Employers Risk Damage to Brand

Ghosting can also be bad for business. A 2021 survey by scheduling platform Cronofy found that 77 percent of senior-level applicants said a bad recruitment experience influences their perception of a prospective employer, and 64 percent said they would be less likely to recommend the company to others.

"Ultimately, how an employer treats candidates in the hiring process will leave a lasting impression on their branding," Knight said.

In the Greenhouse survey, more than 60 percent of respondents indicated that receiving feedback during the interview process—even if they did not receive a job offer—would make them more inclined to apply for other jobs at that company.

"Candidates talk," Goredema said. "And building a reputation for unprofessionalism won't do your recruitment cycle any favors in the long run."

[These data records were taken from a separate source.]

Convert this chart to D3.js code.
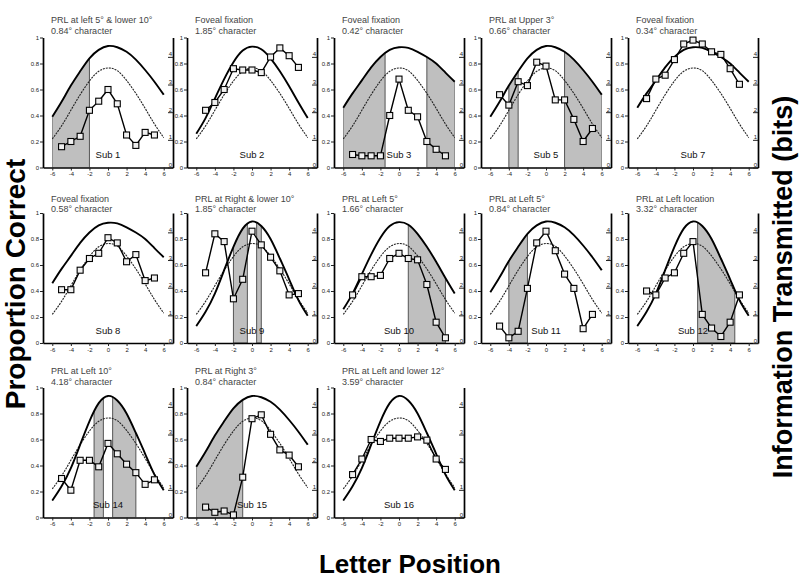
<!DOCTYPE html>
<html>
<head>
<meta charset="utf-8">
<script src="https://cdn.jsdelivr.net/npm/d3@7"></script>
<style>
body { margin: 0; background: #fff; }
svg { display: block; font-family: "Liberation Sans", Arial, sans-serif; }
</style>
</head>
<body>
<svg id="chart" width="800" height="584"></svg>
<script>
// letter positions: fitted curves run -6..6, measured points -5..5
let curveX = [-6, -5, -4, -3, -2, -1, 0, 1, 2, 3, 4, 5, 6];
let pointX = [-5, -4, -3, -2, -1, 0, 1, 2, 3, 4, 5];

// thin profile, same in every panel
let normalFit = [0.22, 0.32, 0.44, 0.56, 0.665, 0.74, 0.765, 0.745, 0.67, 0.57, 0.455, 0.335, 0.23];
// thick fitted profiles (four widths)
let fitWide   = [0.46, 0.57, 0.67, 0.77, 0.85, 0.905, 0.925, 0.92, 0.89, 0.85, 0.80, 0.73, 0.66];
let fitMid    = [0.39, 0.505, 0.63, 0.74, 0.84, 0.905, 0.935, 0.925, 0.89, 0.83, 0.75, 0.66, 0.56];
let fitNarrow = [0.26, 0.38, 0.53, 0.68, 0.81, 0.90, 0.93, 0.91, 0.84, 0.74, 0.625, 0.50, 0.38];
let fitTight  = [0.13, 0.24, 0.38, 0.56, 0.74, 0.88, 0.935, 0.90, 0.80, 0.65, 0.49, 0.33, 0.21];

let sub1  = [0.16, 0.20, 0.24, 0.44, 0.51, 0.60, 0.49, 0.25, 0.17, 0.27, 0.25];
let sub2  = [0.44, 0.50, 0.60, 0.76, 0.75, 0.75, 0.73, 0.85, 0.92, 0.86, 0.77];
let sub3  = [0.10, 0.09, 0.09, 0.09, 0.40, 0.68, 0.44, 0.39, 0.20, 0.14, 0.09];
let sub5  = [0.56, 0.48, 0.66, 0.63, 0.81, 0.78, 0.52, 0.52, 0.37, 0.20, 0.30];
let sub7  = [0.53, 0.68, 0.71, 0.83, 0.95, 0.98, 0.95, 0.89, 0.87, 0.76, 0.64];
let sub8  = [0.41, 0.41, 0.56, 0.65, 0.69, 0.81, 0.77, 0.625, 0.68, 0.48, 0.50];
let sub9  = [0.54, 0.84, 0.78, 0.34, 0.49, 0.86, 0.755, 0.66, 0.555, 0.37, 0.38];
let sub10 = [0.37, 0.51, 0.51, 0.52, 0.65, 0.69, 0.65, 0.64, 0.45, 0.16, 0.04];
let sub11 = [0.13, 0.04, 0.09, 0.42, 0.77, 0.86, 0.71, 0.53, 0.42, 0.11, 0.22];
let sub12 = [0.40, 0.37, 0.50, 0.54, 0.69, 0.78, 0.22, 0.115, 0.05, 0.16, 0.37];
let sub14 = [0.30, 0.21, 0.44, 0.44, 0.39, 0.57, 0.49, 0.41, 0.345, 0.255, 0.29];
let sub15 = [0.08, 0.04, 0.05, 0.02, 0.31, 0.76, 0.79, 0.64, 0.52, 0.48, 0.39];
let sub16 = [0.33, 0.45, 0.60, 0.585, 0.61, 0.61, 0.61, 0.62, 0.595, 0.45, 0.37];

let subjects = ["Sub 1", "Sub 2", "Sub 3", "Sub 5", "Sub 7", "Sub 8", "Sub 9", "Sub 10", "Sub 11", "Sub 12", "Sub 14", "Sub 15", "Sub 16"];
let scores = [sub1, sub2, sub3, sub5, sub7, sub8, sub9, sub10, sub11, sub12, sub14, sub15, sub16];
let fits = [fitMid, fitNarrow, fitWide, fitMid, fitWide, fitWide, fitTight, fitNarrow, fitMid, fitTight, fitTight, fitMid, fitTight];
let fixation = ["PRL at left 5° & lower 10°", "Foveal fixation", "Foveal fixation", "PRL at Upper 3°", "Foveal fixation",
    "Foveal fixation", "PRL at Right & lower 10°", "PRL at Left 5°", "PRL at Left 5°", "PRL at Left location",
    "PRL at Left 10°", "PRL at Right 3°", "PRL at Left and lower 12°"];
let charSize = ["0.84° character", "1.85° character", "0.42° character", "0.66° character", "0.34° character",
    "0.58° character", "1.85° character", "1.66° character", "0.84° character", "3.32° character",
    "4.18° character", "0.84° character", "3.59° character"];
// shaded letter-position ranges
let shades = [[[-6, -2]], [], [[-6, -1.5], [3, 6]], [[-4, -3], [2, 6]], [],
    [], [[-2, -0.5], [0.5, 1]], [[1, 5]], [[-4, -2]], [[0.5, 4.5]],
    [[-1.5, -0.5], [0.5, 3]], [[-6, -1]], []];

let propTicks = [0, 0.2, 0.4, 0.6, 0.8, 1];
let bitTicks = [0, 1, 2, 3, 4];
let posTicks = [-6, -4, -2, 0, 2, 4, 6];

let svg = d3.select('#chart');
let panelW = 130, panelH = 130;
let colX = [43, 187, 334, 481, 628];
let rowY = [37.5, 213, 387.5];
let titleY = [[23.2, 34.2], [201.5, 212.3], [374.2, 384.9]];

let x = d3.scaleLinear().domain([-7, 7]).range([0, panelW]);
let y = d3.scaleLinear().domain([0, 1]).range([panelH, 0]);
let yBits = d3.scaleLinear().domain([0, 4.7]).range([panelH, 0]);

let fitLine = d3.line().x((d, i) => x(curveX[i])).y(d => y(d)).curve(d3.curveNatural);
let fitArea = d3.area().x((d, i) => x(curveX[i])).y0(y(0)).y1(d => y(d)).curve(d3.curveNatural);
let dataLine = d3.line().x((d, i) => x(pointX[i])).y(d => y(d));

let defs = svg.append('defs');

function styleAxis(a, width) {
    a.attr('font-size', 6).attr('font-family', null).attr('color', '#222');
    a.select('.domain').attr('stroke', '#000').attr('stroke-width', width);
}

subjects.forEach((name, i) => {
    let row = Math.floor(i / 5), col = i % 5;
    let g = svg.append('g').attr('transform', `translate(${colX[col]},${rowY[row]})`);

    // shaded regions, cut off at the fitted curve
    defs.append('clipPath').attr('id', 'under' + i)
        .append('path').attr('d', fitArea(fits[i]));
    g.append('g')
        .attr('clip-path', `url(#under${i})`)
        .selectAll('rect')
        .data(shades[i])
        .enter()
        .append('rect')
        .attr('x', d => x(d[0]))
        .attr('y', 0)
        .attr('width', d => x(d[1]) - x(d[0]))
        .attr('height', panelH)
        .attr('fill', '#bfbfbf')
        .attr('stroke', '#555')
        .attr('stroke-width', 1);

    g.append('path')
        .attr('d', fitLine(normalFit))
        .attr('fill', 'none')
        .attr('stroke', '#222')
        .attr('stroke-width', 1.1)
        .attr('stroke-dasharray', '2,1');

    g.append('path')
        .attr('d', fitLine(fits[i]))
        .attr('fill', 'none')
        .attr('stroke', '#000')
        .attr('stroke-width', 1.9);

    // axes
    g.append('g')
        .call(d3.axisLeft(y).tickValues(propTicks).tickSize(3).tickSizeOuter(0).tickPadding(1)
            .tickFormat(d => String(+d.toFixed(1))))
        .call(a => styleAxis(a, 1.7));

    g.append('g')
        .attr('transform', `translate(0,${panelH})`)
        .call(d3.axisBottom(x).tickValues(posTicks).tickSize(3).tickSizeOuter(0).tickPadding(1.5)
            .tickFormat(d => String(d)))
        .call(a => styleAxis(a, 1.3));

    g.append('g')
        .attr('transform', `translate(${panelW},0)`)
        .call(d3.axisLeft(yBits).tickValues(bitTicks).tickSize(5).tickSizeOuter(0)
            .tickFormat(d => String(d)))
        .call(a => {
            styleAxis(a, 1.7);
            a.selectAll('text').attr('x', -1).attr('dy', '-0.15em');
        });

    // measured points
    g.append('path')
        .attr('d', dataLine(scores[i]))
        .attr('fill', 'none')
        .attr('stroke', '#000')
        .attr('stroke-width', 1.4);

    g.selectAll('rect.pt')
        .data(scores[i])
        .enter()
        .append('rect')
        .attr('class', 'pt')
        .attr('x', (d, k) => x(pointX[k]) - 3)
        .attr('y', d => y(d) - 3)
        .attr('width', 6)
        .attr('height', 6)
        .attr('fill', '#f0f0f0')
        .attr('stroke', '#000')
        .attr('stroke-width', 1.1);

    g.append('text')
        .attr('x', x(0))
        .attr('y', y(0.07))
        .attr('text-anchor', 'middle')
        .attr('font-size', 9.5)
        .attr('fill', '#111')
        .text(name);

    g.append('text')
        .attr('x', 8)
        .attr('y', titleY[row][0] - rowY[row])
        .attr('font-size', 9)
        .attr('fill', '#444')
        .text(fixation[i]);

    g.append('text')
        .attr('x', 8)
        .attr('y', titleY[row][1] - rowY[row])
        .attr('font-size', 9)
        .attr('fill', '#444')
        .text(charSize[i]);
});

svg.append('text')
    .attr('transform', 'translate(25,284) rotate(-90)')
    .attr('text-anchor', 'middle')
    .attr('font-size', 28)
    .attr('font-weight', 'bold')
    .text('Proportion Correct');

svg.append('text')
    .attr('transform', 'translate(792,287) rotate(-90)')
    .attr('text-anchor', 'middle')
    .attr('font-size', 27)
    .attr('font-weight', 'bold')
    .text('Information Transmitted (bits)');

svg.append('text')
    .attr('x', 410)
    .attr('y', 573)
    .attr('text-anchor', 'middle')
    .attr('font-size', 26)
    .attr('font-weight', 'bold')
    .text('Letter Position');
</script>
</body>
</html>
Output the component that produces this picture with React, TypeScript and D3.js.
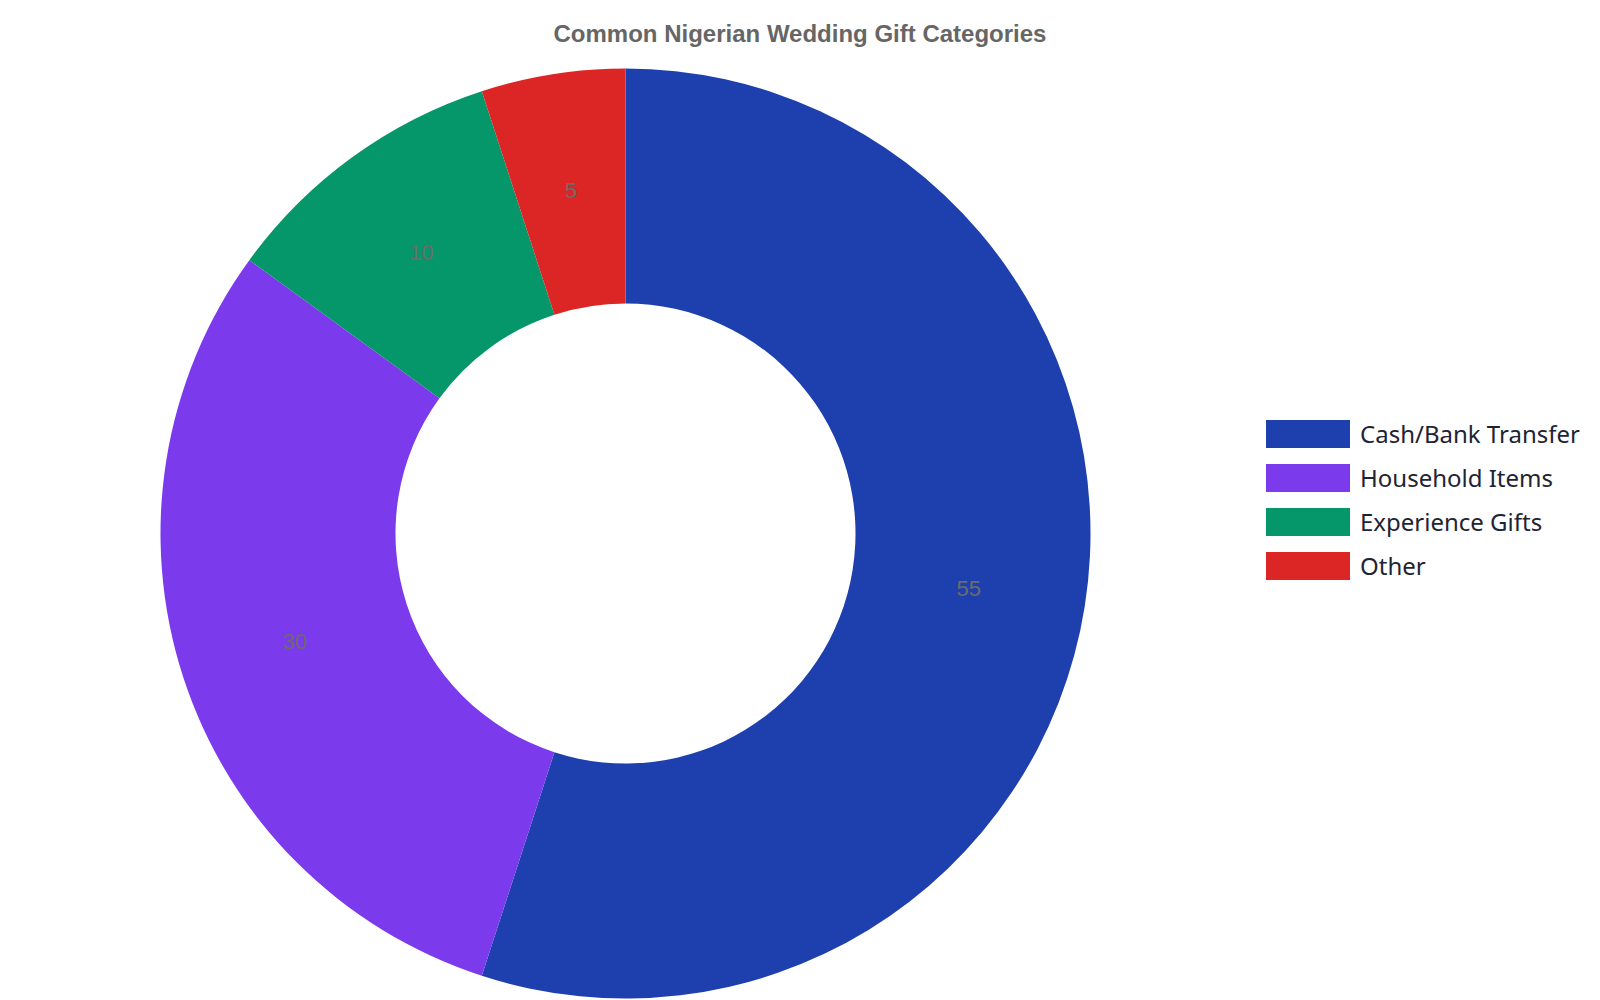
import { useEffect, useRef } from "react";
import * as d3 from "d3";

const categories = ["Cash/Bank Transfer", "Household Items", "Experience Gifts", "Other"];
const values = [55, 30, 10, 5];
const colors = ["#1e40af", "#7c3aed", "#059669", "#dc2626"];

export default function App() {
  const svgRef = useRef<SVGSVGElement | null>(null);

  useEffect(() => {
    const svg = d3.select(svgRef.current);
    svg.selectAll("*").remove();

    const width = 1600;
    const height = 1000;
    const cx = 625.5;
    const cy = 533.5;
    const outerR = 465;
    const innerR = 230;

    svg.attr("width", width).attr("height", height);

    // title
    svg.append("text")
      .attr("x", 800)
      .attr("y", 42)
      .attr("text-anchor", "middle")
      .attr("font-family", "Liberation Sans, Arial, sans-serif")
      .attr("font-weight", "bold")
      .attr("font-size", 24)
      .attr("fill", "#666666")
      .text("Common Nigerian Wedding Gift Categories");

    const data = categories.map((c, i) => ({ name: c, value: values[i] }));
    const color = d3.scaleOrdinal<string, string>().domain(categories).range(colors);

    const pie = d3.pie<any>().value(d => d.value).sort(null);
    const arc = d3.arc<any>().innerRadius(innerR).outerRadius(outerR);
    const mid = (innerR + outerR) / 2;
    const labelArc = d3.arc<any>().innerRadius(mid).outerRadius(mid);

    const g = svg.append("g").attr("transform", `translate(${cx},${cy})`);
    const arcs = pie(data);

    g.selectAll("path")
      .data(arcs)
      .join("path")
      .attr("d", arc)
      .attr("fill", d => color(d.data.name));

    g.selectAll("text")
      .data(arcs)
      .join("text")
      .attr("transform", d => `translate(${labelArc.centroid(d)})`)
      .attr("text-anchor", "middle")
      .attr("dy", "0.35em")
      .attr("font-family", "Liberation Sans, Arial, sans-serif")
      .attr("font-size", 22)
      .attr("fill", "#6b6b6b")
      .text(d => d.data.value);

    // legend
    const legend = svg.append("g").attr("transform", "translate(1266,420)");
    const rows = legend.selectAll("g")
      .data(categories)
      .join("g")
      .attr("transform", (d, i) => `translate(0,${i * 44})`);
    rows.append("rect")
      .attr("width", 84)
      .attr("height", 28)
      .attr("fill", d => color(d));
    rows.append("text")
      .attr("x", 94)
      .attr("y", 15)
      .attr("dy", "0.35em")
      .attr("font-family", "Noto Sans, sans-serif")
      .attr("font-size", 24)
      .attr("fill", "#1e2433")
      .text(d => d);
  }, []);

  return (
    <div style={{ position: "absolute", left: 0, top: 0 }}>
      <svg ref={svgRef} style={{ display: "block" }} />
    </div>
  );
}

The Need to Become a 'People-First' Company

Previous Greenhouse research has shown that people of color routinely face discrimination in the interview process:

  • Nearly 43 percent of candidates have had their names mispronounced in a job interview—an issue foreign-born individuals routinely experience.
  • Nearly one-third of candidates have faced discriminatory questions in the interview process.
  • Black interviewees were 25 percent more likely than white interviewees to receive discriminatory questions.

"Leaders must address racial equity in the workplace head-on, and that starts in the hiring process," Knight said. "Companies need to be more structured, thoughtful and deliberate about hiring to reduce bias and discrimination."

He explained that employers should strive to become "people-first" companies, which look at ways to be allies and "create oxygen in the room for all people."

People-first businesses work to:

  • Drive meaningful connections.
  • Inject a human aspect into policies.
  • Eliminate bias.
  • Increase transparency.

Ghosting is the antithesis of a people-first company, Knight said, while noting that the prevalence of ghosting against people of color indicates that unconscious bias is pervasive and that employers should take action to stop it.

"It also shows that, even in an era where companies have begun to focus on diversifying their top-of-funnel pipeline, they still aren't considering the influence that the interview process and overall candidate experience has on whether prospective employees from underrepresented groups want to spend their future days in that environment," Knight said. "We have to be intentional in our actions and find ways to create a hiring process that eliminates discriminatory practices systematically."